In an example of just how grimly history can repeat, another leaked exchange of messages between US and UK diplomats suggested that the Marine Protected Area was specifically designed to prevent the Chagossian exiles from ever returning. Significant economic activity or human habitation is not allowed in these zones, rendering a return impossible. If the attitudes of racial superiority, or at least blindingly arrogant self-interest, are not obvious, consider how likely any these events, forced deportations or military leases, would have been in the Channel Islands or the Falklands.
A return would admittedly not be a simple matter. Forty years of hosting a sizable military facility will have degraded the eco-system of Diego Garcia.

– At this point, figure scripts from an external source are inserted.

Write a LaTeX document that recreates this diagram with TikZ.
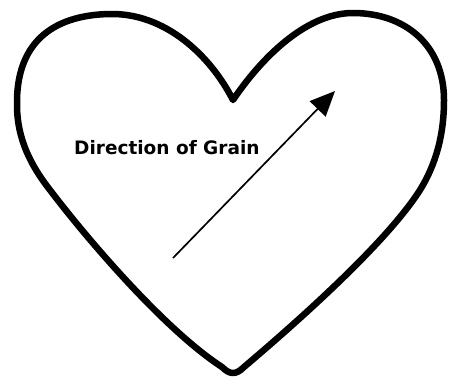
\documentclass[tikz,border=0pt]{standalone}
\usepackage{fontspec}
\setmainfont{DejaVu Sans}
\usetikzlibrary{arrows.meta}
\tikzset{
  heartline/.style={line width=6.5pt, line join=round, line cap=round},
  grainarrow/.style={line width=1.7pt, -{Triangle[length=25pt,width=22pt]}},
  labeltext/.style={font=\bfseries\fontsize{18.5}{20}\selectfont, inner sep=0pt}
}
\begin{document}
\begin{tikzpicture}[x=1pt,y=-1pt]
\useasboundingbox (0,0) rectangle (449,378);
\coordinate (cleft) at (233,100);
\coordinate (bottom) at (233,373);
\draw[heartline] (cleft)
  .. controls (210,55) and (165,13) .. (110,14)
  .. controls (50,15) and (16,45) .. (17,105)
  .. controls (17,140) and (32,167) .. (50,190)
  .. controls (88,240) and (165,330) .. (222,367)
  .. controls (230,375) and (236,375) .. (244,367)
  .. controls (290,328) and (385,245) .. (420,190)
  .. controls (436,164) and (444,135) .. (444,100)
  .. controls (444,45) and (405,13) .. (353,13)
  .. controls (305,13) and (260,60) .. (cleft) -- cycle;
\coordinate (start) at (173,258);
\coordinate (tip) at (335,91);
\draw[grainarrow] (start) -- (tip);
\node[labeltext, anchor=west] (lbl) at (74,148) {Direction of Grain};
\end{tikzpicture}
\end{document}
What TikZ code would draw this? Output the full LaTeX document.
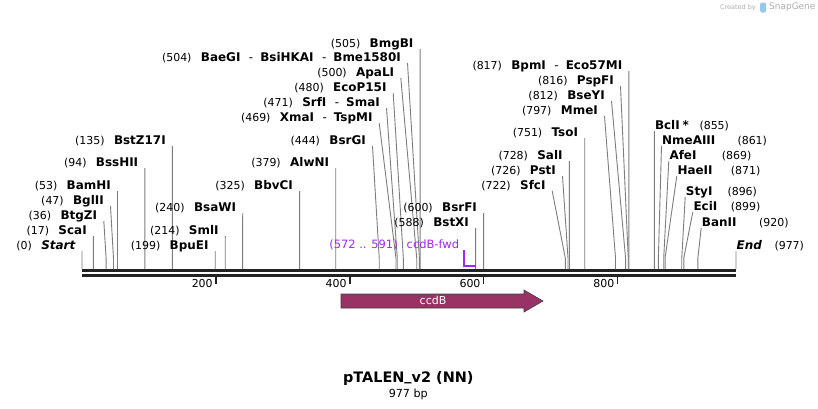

A 2002 feasibility study commissioned by the UK Government suggested a host of further problems, including rising sea levels, which would make a return for the Chagossians difficult.
This report was though criticised by a Harvard resettlement academic for exaggerating the difficulties and relying on false assertions. In any case, it seems inappropriate for decisions regarding the future of the Chagos Islands to be dependent upon a “feasibility study” commissioned by the current colonial power. Whilst there is a will from the Chagossians for a return to the islands, and it is clear that remains, it is the responsibility of the UK make such a return feasible.
The decision of the UN’s Permanent Court of Arbitration will be binding and should the Mauritian case be upheld, it could make a return for the Chagossians a real possibility. The UK’s lease of Diego Garcia to the US military expires in 2016 anyway and would require the consent of both Governments to be extended. With an election between then and now, the Chagossians will hope enough political will can be generated to extract assurances from leading politicians that a shameful chapter in British history can have something like a just conclusion.